Some participants at Sifma’s Annual Meeting last month were telling me that the Volcker Rule would never see the light of day. They were confident that the proposed changes made over the past two years had made the pending Dodd-Frank reform unrecognizable, even harmful to financial services firms. Surely, the regulators would drop it — until they didn’t.
It’s true that there may be legal action by some titans in the industry to take on the official blessing this week of the Volcker Rule by the SEC, CFTC, FDIC, the Federal Reserve and the Office of the Comptroller. But even titans cannot definitively dismiss the distinct reality of the Dodd-Frank reforms and now the Volcker Rule.
“There’s a level of regulatory denial that exists at some firms,” says Sean Owens, director, fixed income research, for consultancy Woodbine Associates. “But a lot of others have seen the writing on the wall.”
The writing got clearer after the $6.2 billion “London Whale” derivatives debacle via JPMorganChase alerted industry participants and regulators to a loophole or two that must have scared them into action. Not only did JPMorgan get hit with a huge $920 million fine but the industry got slammed with a tougher version of the Volcker Rule. So much for the many prognosticators that said the incident would have no impact upon the industry. I guess there was quite a tempest in Jamie Dimon’s teapot.

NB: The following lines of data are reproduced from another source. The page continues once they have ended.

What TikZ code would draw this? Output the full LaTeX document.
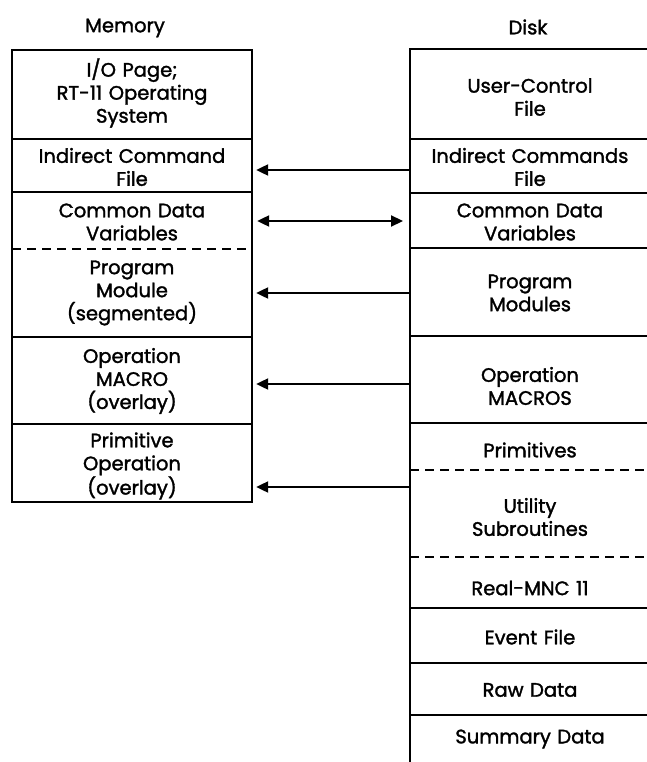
\documentclass[tikz,border=0pt]{standalone}
\usepackage{fontspec}
\setmainfont{Poppins}[BoldFont=Poppins, BoldFeatures={FakeBold=1.6}]
\usetikzlibrary{arrows.meta}
\begin{document}
\begin{tikzpicture}[x=1pt,y=-1pt,
  frame/.style={line width=2.4pt},
  divline/.style={line width=2.2pt},
  dashdiv/.style={line width=2.2pt, dash pattern=on 9pt off 6pt},
  lbl/.style={font=\fontsize{19.5}{23}\selectfont\bfseries, align=center, inner sep=0pt},
  memlbl/.style={lbl, text width=240pt},
  disklbl/.style={lbl, text width=237pt},
  arr/.style={line width=2.2pt, -{Triangle[length=12pt,width=11pt]}},
  darr/.style={line width=2.2pt, {Triangle[length=12pt,width=11pt]}-{Triangle[length=12pt,width=11pt]}}]
\useasboundingbox (0,0) rectangle (647,762);
% memory frame
\draw[frame] (12,50) rectangle (252,502);
\foreach \y in {139,192,337,424} \draw[divline] (12,\y) -- (252,\y);
\draw[dashdiv] (12,249) -- (252,249);
% disk frame
\draw[frame] (650,49) -- (410,49) -- (410,762);
\foreach \y in {139,193,248,336,423,608,663,715} \draw[divline] (410,\y) -- (650,\y);
\draw[dashdiv] (410,470) -- (650,470);
\draw[dashdiv] (410,557) -- (650,557);
% titles
\node[lbl] (memtitle) at (125,28) {Memory};
\node[lbl] (disktitle) at (528,27) {Disk};
% memory
\node[memlbl] (m1) at (132,93) {I/O Page;\\RT-11 Operating\\System};
\node[memlbl] (m2) at (132,167) {Indirect Command\\File};
\node[memlbl] (m3) at (132,222) {Common Data\\Variables};
\node[memlbl] (m4) at (132,293) {Program\\Module\\(segmented)};
\node[memlbl] (m5) at (132,381) {Operation\\MACRO\\(overlay)};
\node[memlbl] (m6) at (132,466) {Primitive\\Operation\\(overlay)};
% disk
\node[disklbl] (d1) at (530,97) {User-Control\\File};
\node[disklbl] (d2) at (530,167) {Indirect Commands\\File};
\node[disklbl] (d3) at (530,222) {Common Data\\Variables};
\node[disklbl] (d4) at (530,293) {Program\\Modules};
\node[disklbl] (d5) at (530,386) {Operation\\MACROS};
\node[disklbl] (d6) at (530,450) {Primitives};
\node[disklbl] (d7) at (530,517) {Utility\\Subroutines};
\node[disklbl] (d8) at (530,588) {Real-MNC 11};
\node[disklbl] (d9) at (530,637) {Event File};
\node[disklbl] (d10) at (530,690) {Raw Data};
\node[disklbl] (d11) at (530,739) {Summary Data};
% arrows
\coordinate (a1) at (410,170);
\coordinate (a2) at (410,221);
\coordinate (a3) at (410,293);
\coordinate (a4) at (410,384);
\coordinate (a5) at (410,487);
\draw[arr, shorten >=4pt] (a1) -- (m2.east |- a1);
\draw[darr, shorten <=5pt, shorten >=7pt] (m3.east |- a2) -- (a2);
\draw[arr, shorten >=4pt] (a3) -- (m4.east |- a3);
\draw[arr, shorten >=4pt] (a4) -- (m5.east |- a4);
\draw[arr, shorten >=4pt] (a5) -- (m6.east |- a5);
\end{tikzpicture}
\end{document}
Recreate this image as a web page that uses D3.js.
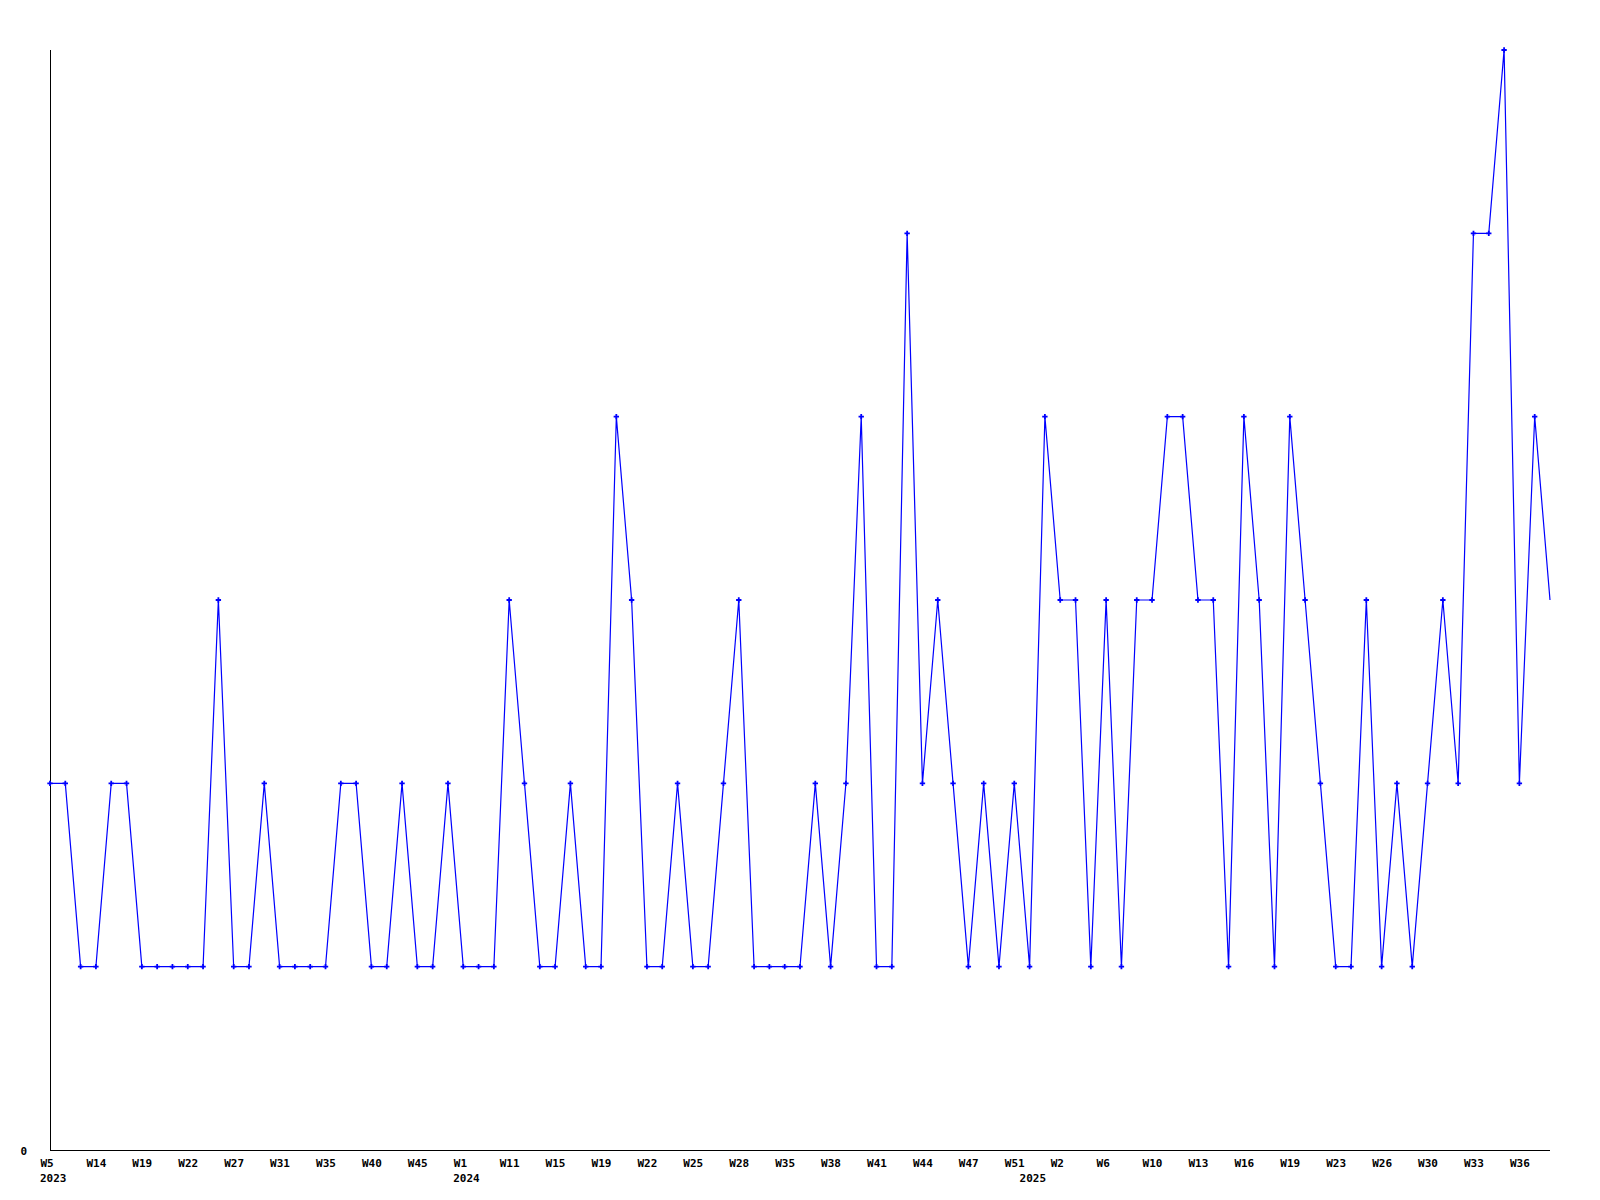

One of the silver linings from the Volcker Tempest is that that hedging strategies for all firms may become more “deliberate, specific and effective,” says Owens. “[Hedging] can’t flip flop. It can’t change. The strategy can’t morph and evolve over time. That is what the regulators are trying to get at with Volcker.” The ever-changing Whale hedge took on a life of its own “outside of the normal capital markets trading books,” he adds.
There may be other big changes to come and depending upon one’s point of view they may or not be silver linings.
Owens notes that if firms have not already exited proprietary trading, they may start pulling back from it and other capital-intensive yet risky businesses. Major firms began a retreat from proprietary trading a while back to steadily unwind their positions.
“That doesn’t mean that they have curtailed proprietary risk-taking,” Owens says. “[But] there’s less juice in a lot of the capital markets activities and higher costs. Near term, you will see companies maintain their capital markets businesses. But I think a lot of firms see the writing on the wall.
“Eventually, it won’t be profitable to run these businesses the way they have been run,” Owens says. “Down the road, barring some unforeseen change, the future is not all that bright. Firms are going to have to reengineer their approach to the capital markets to remain profitable. Before, a lot of that was masked.”
The masking came as the pre-Great Recession markets were “a rising tide environment—a lot of profits, and firms didn’t have to be as efficient and there wasn’t much transparency,” Owens says. The markets now will be highly scrutinized as capital becomes scarce.
Overall, the impacts of the Volcker Rule will be evolutionary and firms will pare back on less profitable areas. “Some will go after massive amounts of customer flow and try to make up for the low volume on margins or they will exit the business entirely,” Owens says.
But as firms dive into the Volcker package, they will need exceptional employees with a wide array of skills, particularly a deep knowledge of the vagaries of compliance and the financial products that are profoundly affected by the new rule, Owens says.
Surprisingly, Owens foresees new financial instruments amid the Age of Volcker.
“Wall Street is the most efficient profit machine known to mankind,” Owens says. “The regulation is going to challenge the smart guys to come up with innovative financial products that are allowed under the new regulations and that transfer risk more efficiently.”
The biggest surprise may be the new role for banks where they are intermediating and transferring risk more directly as a result of the far-reaching Volcker Rule. “I think you’ll see banks in more of an agency role rather than a principal role,” Owens says.